The text of the secret agreement was finally leaked, and the blowback was almost instantaneous.
Four out of five elected First Nations leaders in the region slammed it immediately and demanded Trudeau’s indigenous affairs minister Carolyn Bennett resign.
And not without good reason. These elected leaders were left completely out of the loop.
Both the Trudeau government and the Horgan BC government – led by BC’s Indigenous Relations Minister Scott Fraser – inexplicably negotiated a complex issue like aboriginal rights and title, without the input or consent of the elected chiefs.
Think about how crazy this is – sidelining the democratically elected representatives of a community, chosen by First Nations people themselves, in favour of an archaic system of hereditary chiefs based on bloodlines, nepotism and let’s be honest – questionable dealings.
These are the same hereditary chiefs who helped launch the unrest and nationwide blockades just a couple months ago.

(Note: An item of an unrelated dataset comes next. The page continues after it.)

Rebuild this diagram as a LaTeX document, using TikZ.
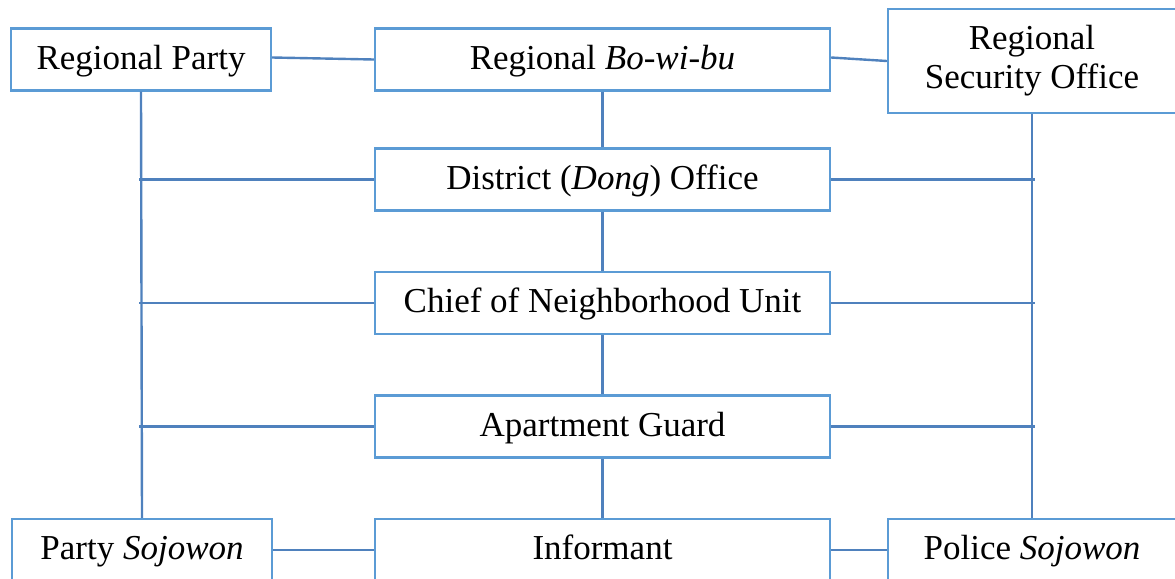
\documentclass[tikz,border=0pt]{standalone}
\usepackage{fontspec}
\setmainfont{Liberation Serif}
\definecolor{boxblue}{RGB}{91,155,213}
\definecolor{lineblue}{RGB}{79,129,189}
\begin{document}
\begin{tikzpicture}[x=0.5pt,y=-0.5pt]
% Styles
\tikzset{unit/.style={draw=boxblue,line width=1.2pt,fill=white,minimum height=31pt,inner sep=0pt,
    font=\fontsize{17.5}{19.5}\selectfont},
  oneline/.style={unit,text height=13.5pt,text depth=4pt},
  side/.style={oneline,minimum width=130pt},
  mid/.style={oneline,minimum width=227.5pt},
  link/.style={draw=lineblue,line width=1.2pt}}
\useasboundingbox (0,0) rectangle (1175,579);
\clip (0,0) rectangle (1175,579);
% Top row
\node[side] (rparty) at (141,59.5) {Regional Party};
\node[mid] (rbwb) at (602.5,59.5) {Regional \textit{Bo-wi-bu}};
\node[unit,minimum width=144pt,minimum height=52pt,align=center] (rso) at (1032,61) {Regional\\Security Office};
% the middle units
\foreach \nm/\yy/\txt in {dong/179.5/{District (\textit{Dong}) Office},
    chief/303/{Chief of Neighborhood Unit},
    guard/426.5/{Apartment Guard}} {
  \node[mid] (\nm) at (602.5,\yy) {\txt};
}
% Bottom row
\node[side] (pso) at (142,550) {Party \textit{Sojowon}};
\node[mid] (inf) at (602.5,550) {Informant};
\node[oneline,minimum width=144pt] (polso) at (1032,550) {Police \textit{Sojowon}};
% Links -- top and bottom rows
\draw[link] ([yshift=1pt]rparty.east) -- (rbwb.west);
\draw[link] ([yshift=1pt]rbwb.east) -- (rso.west);
\draw[link] (pso) -- (inf);
\draw[link] (inf) -- (polso);
% the side columns
\draw[link] (rparty.south) -- (pso.north);
\draw[link] (rso.south) -- (polso.north);
% the centre column
\foreach \a/\b in {rbwb/dong, dong/chief, chief/guard, guard/inf} {
  \draw[link] (\a) -- (\b);
}
% Links -- columns to middle units
\foreach \nm/\yy in {dong/179.5, chief/303, guard/426.5} {
  \coordinate (L\nm) at (139,\yy);
  \coordinate (R\nm) at (1035,\yy);
  \draw[link] (L\nm) -- (\nm.west);
  \draw[link] (\nm.east) -- (R\nm);
}
\end{tikzpicture}
\end{document}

They encouraged the obstruction of our roads, highways, bridges and rail lines, all while being bankrolled by large US foundations committed to the destruction of Canada’s energy economy.
But instead of standing up and simply enforcing the rule of law, the Trudeau government has now done the exact opposite.

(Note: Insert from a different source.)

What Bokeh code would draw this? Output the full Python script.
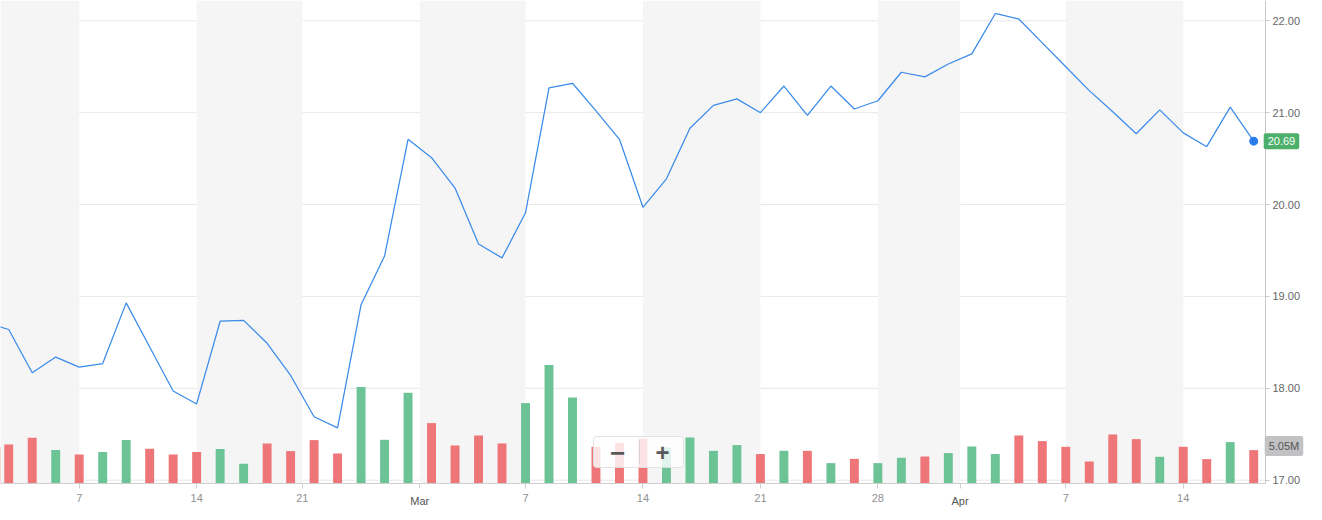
from bokeh.plotting import figure
from bokeh.models import (Range1d, FixedTicker, NumeralTickFormatter, BoxAnnotation,
                          Label, ColumnDataSource, LinearAxis)
from bokeh.embed import file_html
from bokeh.resources import INLINE

# ---------------- data ----------------
dates = [
    "2022-02-01", "2022-02-02", "2022-02-03", "2022-02-04",
    "2022-02-07", "2022-02-08", "2022-02-09", "2022-02-10", "2022-02-11",
    "2022-02-14", "2022-02-15", "2022-02-16", "2022-02-17", "2022-02-18",
    "2022-02-22", "2022-02-23", "2022-02-24", "2022-02-25", "2022-02-28",
    "2022-03-01", "2022-03-02", "2022-03-03", "2022-03-04",
    "2022-03-07", "2022-03-08", "2022-03-09", "2022-03-10", "2022-03-11",
    "2022-03-14", "2022-03-15", "2022-03-16", "2022-03-17", "2022-03-18",
    "2022-03-21", "2022-03-22", "2022-03-23", "2022-03-24", "2022-03-25",
    "2022-03-28", "2022-03-29", "2022-03-30", "2022-03-31",
    "2022-04-01", "2022-04-04", "2022-04-05", "2022-04-06", "2022-04-07",
    "2022-04-08", "2022-04-11", "2022-04-12", "2022-04-13", "2022-04-14",
    "2022-04-18", "2022-04-19", "2022-04-20",
]

close = [
    18.72, 18.64, 18.17, 18.34,
    18.23, 18.27, 18.93, 18.45, 17.97,
    17.83, 18.73, 18.74, 18.49, 18.14,
    17.69, 17.57, 18.91, 19.44, 20.71,
    20.51, 20.18, 19.57, 19.42,
    19.91, 21.27, 21.32, 21.02, 20.71,
    19.97, 20.28, 20.83, 21.08, 21.15,
    21.00, 21.29, 20.97, 21.29, 21.04,
    21.13, 21.44, 21.39, 21.53,
    21.64, 22.08, 22.02, 21.76, 21.50,
    21.24, 21.01, 20.77, 21.03, 20.78,
    20.63, 21.06, 20.69,
]

volume_m = [
    5.50, 5.90, 6.91, 5.05,
    4.38, 4.75, 6.56, 5.25, 4.38,
    4.75, 5.20, 2.98, 6.05, 4.90,
    6.56, 4.54, 14.58, 6.61, 13.71,
    9.13, 5.75, 7.26, 6.05,
    12.16, 17.90, 13.00, 5.55, 6.15,
    6.80, 5.44, 6.96, 4.94, 5.81,
    4.45, 4.94, 4.94, 3.08, 3.73,
    3.08, 3.89, 4.08, 4.60,
    5.59, 4.45, 7.26, 6.41, 5.55,
    3.33, 7.41, 6.71, 4.04, 5.55,
    3.69, 6.26, 5.05,
]

tick_dates = ["2022-02-07", "2022-02-14", "2022-02-21", "2022-03-01", "2022-03-07",
              "2022-03-14", "2022-03-21", "2022-03-28", "2022-04-01", "2022-04-07",
              "2022-04-14"]
tick_labels = ["7", "14", "21", "Mar", "7", "14", "21", "28", "Apr", "7", "14"]
month_labels = {"Mar", "Apr"}
price_ticks = [17, 18, 19, 20, 21, 22]

# ---------------- derived ----------------
idx = list(range(len(dates)))
UP, DOWN = "#6cc396", "#ee7678"
colors = [DOWN] + [UP if close[i] >= close[i - 1] else DOWN for i in range(1, len(close))]


def tick_pos(d, lab):
    if d in dates and lab not in month_labels:
        return float(dates.index(d))
    nxt = next(i for i, x in enumerate(dates) if x >= d)
    return nxt - 0.5


ticks = [tick_pos(d, l) for d, l in zip(tick_dates, tick_labels)]

# ---------------- geometry (pixels) ----------------
W, H = 1322, 520
PX_IDX = 23.49          # pixels per trading day
PX_PRICE = 91.88        # pixels per price unit
first_tick_px = 78.7
price22_px = 20.3
axis_x_px, axis_y_px = 1265, 483
VOL_PER_PX = volume_m[-1] / 33.4

x_start = ticks[0] - first_tick_px / PX_IDX
x_end = x_start + W / PX_IDX
y_end = 22 + price22_px / PX_PRICE
y_start = y_end - H / PX_PRICE
x_axis_loc = x_start + axis_x_px / PX_IDX      # where the price axis sits
y_axis_loc = y_end - axis_y_px / PX_PRICE      # where the date axis sits
vol_start = -(H - axis_y_px) * VOL_PER_PX
vol_end = axis_y_px * VOL_PER_PX


def px_to_x(px):
    return x_start + px / PX_IDX


def py_to_y(py):
    return y_end - py / PX_PRICE


src = ColumnDataSource(dict(x=idx, close=close, vol=volume_m, color=colors))

p = figure(width=W, height=H, output_backend="svg", toolbar_location=None,
           x_range=Range1d(x_start, x_end), y_range=Range1d(y_start, y_end),
           x_axis_location=None, y_axis_location=None,
           min_border_left=0, min_border_right=0, min_border_top=0, min_border_bottom=0)
p.extra_y_ranges = {"vol": Range1d(vol_start, vol_end)}
p.outline_line_color = None
p.background_fill_color = "white"
p.border_fill_color = "white"
p.xgrid.visible = False
p.ygrid.visible = False

# alternating stripes between ticks
stripe_edges = [(None, ticks[0])] + [(ticks[i], ticks[i + 1]) for i in range(1, len(ticks) - 1, 2)]
for l, r in stripe_edges:
    p.add_layout(BoxAnnotation(left=l, right=r, bottom=y_axis_loc, fill_color="#f5f5f5",
                               fill_alpha=1.0, line_color=None, level="underlay"))

# horizontal grid lines up to the price axis
p.segment(x0=[x_start] * len(price_ticks), x1=[x_axis_loc] * len(price_ticks),
          y0=price_ticks, y1=price_ticks, line_color="#e8e8e8", line_width=1,
          level="underlay")

# volume bars
p.vbar(x="x", top="vol", bottom=0, width=0.38, fill_color="color", line_color=None,
       y_range_name="vol", source=src)

# price line
p.line(x="x", y="close", source=src, line_color="#3b8bea", line_width=1.25)
p.scatter(x=[idx[-1]], y=[close[-1]], size=9, fill_color="#2b7ded", line_color=None)

# axes (fixed inside the canvas)
ya = LinearAxis(fixed_location=x_axis_loc, bounds=(y_axis_loc, y_end))
ya.ticker = FixedTicker(ticks=price_ticks)
ya.formatter = NumeralTickFormatter(format="0.00")
ya.axis_line_color = "#c9c9c9"
ya.major_tick_line_color = "#c9c9c9"
ya.major_tick_in = 0
ya.major_tick_out = 4
ya.minor_tick_line_color = None
ya.major_label_standoff = 3
ya.major_label_text_font = "Liberation Sans"
ya.major_label_text_font_size = "11px"
ya.major_label_text_color = "#666666"
p.add_layout(ya, "right")

xa = LinearAxis(fixed_location=y_axis_loc, bounds=(x_start, x_axis_loc))
xa.ticker = FixedTicker(ticks=ticks)
xa.major_label_overrides = {t: ("" if l in month_labels else l) for t, l in zip(ticks, tick_labels)}
xa.axis_line_color = "#cfcfcf"
xa.major_tick_line_color = "#cfcfcf"
xa.major_tick_in = 0
xa.major_tick_out = 5
xa.minor_tick_line_color = None
xa.major_label_standoff = 5
xa.major_label_text_font = "Liberation Sans"
xa.major_label_text_font_size = "11px"
xa.major_label_text_color = "#8f8f8f"
p.add_layout(xa, "below")

# month names in darker tone
for t, l in zip(ticks, tick_labels):
    if l in month_labels:
        p.add_layout(Label(x=t, y=py_to_y(500), text=l,
                           text_align="center", text_baseline="middle",
                           text_font="Liberation Sans", text_font_size="11px",
                           text_color="#555555"))

# last price / last volume badges
p.add_layout(Label(x=idx[-1], y=close[-1], x_offset=10, text=f"{close[-1]:.2f}",
                   text_align="left", text_baseline="middle", text_font="Liberation Sans",
                   text_font_size="11px", text_color="white",
                   background_fill_color="#4caf6a", padding=4, border_radius=2))
p.add_layout(Label(x=idx[-1], y=volume_m[-1] + 4 * VOL_PER_PX, y_range_name="vol",
                   x_offset=11, text=f"{volume_m[-1]:.2f}M", text_align="left",
                   text_baseline="middle", text_font="Liberation Sans",
                   text_font_size="11px", text_color="#555555",
                   background_fill_color="#c2c2c4", padding=4, border_radius=2))

# zoom control overlay (− | +)
p.add_layout(BoxAnnotation(left=px_to_x(593), right=px_to_x(683), bottom=py_to_y(467),
                           top=py_to_y(436), fill_color="white", fill_alpha=0.8,
                           line_color="#e0e0e0", line_alpha=0.9, border_radius=3))
p.add_layout(BoxAnnotation(left=px_to_x(638.5), right=px_to_x(639.5), bottom=py_to_y(463),
                           top=py_to_y(440), fill_color="#d0d0d0", fill_alpha=0.9,
                           line_color=None))
p.add_layout(Label(x=px_to_x(617), y=py_to_y(452), text="−", text_align="center",
                   text_baseline="middle", text_font="Liberation Sans",
                   text_font_size="26px", text_font_style="bold", text_color="#5a5a5a"))
p.add_layout(Label(x=px_to_x(662), y=py_to_y(452), text="+", text_align="center",
                   text_baseline="middle", text_font="Liberation Sans",
                   text_font_size="24px", text_font_style="bold", text_color="#5a5a5a"))

open("out.html", "w").write(file_html(p, INLINE))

Elevating the authority of this handful of hereditary chiefs, all while effectively throwing those that were elected, and who had dealt with us in good faith, completely under the bus.
And what makes this even more concerning is that we are now marginalizing the elected First Nations leaders – the very ones who stood up for their communities in the first place.
They were the ones that supported development. They were the ones that supported good-paying jobs.
They were the ones committed to ending not only the vicious cycle of poverty in their communities, but unemployment and taxpayer dependency as well.
And even more importantly, they were the ones with democratic legitimacy.
There is no denying that many First Nations need and deserve our help, and that mistakes have been made in the past.
But the solution now is not some form of mickey-mouse monarchy or environmental theocracy.
The solution now is what it’s always been – for First Nations and Canadians.
Good paying jobs. Economic development. Accountable, responsible democratic government.
To suggest that First Nations are somehow incapable of electing their own leaders like everybody else, is offensive.
In fact, it’s borderline racist.
The truth is, over the past few years the root of these protests in Northern BC had less to do with any particular pipeline, and more to do with an indigenous power struggle shaped and exploited by various outside groups and actors.
A struggle that pitted the elected indigenous leadership on one side, and the unelected hereditary chiefs on the other.
And our governments, both federal and provincial, have just chosen to support the wrong side.